What I’m Reading: The Middlesteins
More a collection of linked short stories than a novel, Jami Attenberg’s “The Middlesteins” paints a family portrait from a number of different perspectives. Each chapter is told from the POV of a different character, among them matriarch Edie, a “queen among women” whose weight is out of control at more than 300 pounds, estranged husband Richard, angry daughter Robin, resigned son Benny, and controlling daughter-in-law Rachelle (pet peeve: when authors use non-traditional spellings of names, I wish they’d clarify how to pronounce them. I was never sure whether to hear “Rachel” or “Rush-elle”).
The patchwork approach means that we don’t get to spend any great length of time in any one character’s head, so ultimately I had the same issue with The Middlesteins as with “Love Walked In” and “Belong to Me”: I wanted to spend more time with the characters whose struggles I found most compelling (Robin and Edie) and less time with the characters I didn’t like as much (Richard and Rachelle). I would have liked more of an exploration of the reasons for Edie’s destructive behavior and/or more of an arc for Robin, who wrestles with her body image, her faith and her relationship with her boyfriend in the shadow of a tragic loss during her teen years. Either of those women’s stories would have been good enough to stand on their own.

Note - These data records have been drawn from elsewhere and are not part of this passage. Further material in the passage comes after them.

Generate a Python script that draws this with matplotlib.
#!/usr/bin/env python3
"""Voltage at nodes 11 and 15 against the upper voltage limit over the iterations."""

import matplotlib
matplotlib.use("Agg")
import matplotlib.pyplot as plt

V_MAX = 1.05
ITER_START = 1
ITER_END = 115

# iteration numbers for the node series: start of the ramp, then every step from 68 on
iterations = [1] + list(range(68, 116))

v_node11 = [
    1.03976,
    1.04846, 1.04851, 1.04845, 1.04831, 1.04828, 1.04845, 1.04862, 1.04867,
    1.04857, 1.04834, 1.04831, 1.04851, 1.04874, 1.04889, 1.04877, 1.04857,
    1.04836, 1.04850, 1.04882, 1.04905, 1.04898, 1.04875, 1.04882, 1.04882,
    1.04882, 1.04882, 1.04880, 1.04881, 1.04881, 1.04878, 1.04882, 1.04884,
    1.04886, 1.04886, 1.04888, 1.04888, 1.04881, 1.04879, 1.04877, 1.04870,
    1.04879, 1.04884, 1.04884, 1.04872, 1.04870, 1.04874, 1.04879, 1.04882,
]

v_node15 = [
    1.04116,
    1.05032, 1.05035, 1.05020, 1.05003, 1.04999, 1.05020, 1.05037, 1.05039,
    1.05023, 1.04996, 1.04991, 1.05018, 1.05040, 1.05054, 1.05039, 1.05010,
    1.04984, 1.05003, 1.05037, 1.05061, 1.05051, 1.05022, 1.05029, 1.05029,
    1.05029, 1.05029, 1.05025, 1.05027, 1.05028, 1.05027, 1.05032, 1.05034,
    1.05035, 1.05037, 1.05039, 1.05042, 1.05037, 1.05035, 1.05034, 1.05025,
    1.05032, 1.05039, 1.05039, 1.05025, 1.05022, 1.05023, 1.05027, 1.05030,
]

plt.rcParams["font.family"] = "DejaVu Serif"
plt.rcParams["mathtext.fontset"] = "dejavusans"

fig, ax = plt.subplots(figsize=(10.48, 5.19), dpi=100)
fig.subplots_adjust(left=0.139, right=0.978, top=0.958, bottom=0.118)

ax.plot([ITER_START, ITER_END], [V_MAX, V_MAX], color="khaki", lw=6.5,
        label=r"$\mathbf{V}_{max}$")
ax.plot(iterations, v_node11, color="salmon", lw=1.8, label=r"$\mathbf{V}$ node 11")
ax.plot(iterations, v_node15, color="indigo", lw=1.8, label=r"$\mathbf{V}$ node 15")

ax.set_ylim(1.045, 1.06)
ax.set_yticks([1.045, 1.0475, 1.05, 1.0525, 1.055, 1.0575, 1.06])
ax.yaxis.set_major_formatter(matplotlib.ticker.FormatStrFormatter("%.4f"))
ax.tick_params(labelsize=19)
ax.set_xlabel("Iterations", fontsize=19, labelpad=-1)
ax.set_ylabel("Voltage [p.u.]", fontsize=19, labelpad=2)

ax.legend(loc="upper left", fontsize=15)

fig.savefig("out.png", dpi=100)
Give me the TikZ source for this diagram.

Ultimately, my favorite part of the book was the portrayal of the tight-knit Jewish community in suburban Chicago that the Middlesteins belong to. In a chapter told in first-person plural narration (reminiscent of “The Virgin Suicides”), Attenberg does a wonderful job of sharing an insider’s view of their concerns and priorities. The bonds, both within the family and between the Middlesteins and their neighbors, and how those bonds are tested by the strife and drama of Edie’s failing health and the disintegration of the Middlesteins’ marriage, feel real and poignant. I’ve always been fascinated by communities close enough to self-identify as a “we” (my novel “The Freedom Dreamers” is largely about trying to forge an independent identity while living in close proximity to other people and break away from the emotional dependence inherent in those relationships) and so I loved this glimpse into one, brief though it was.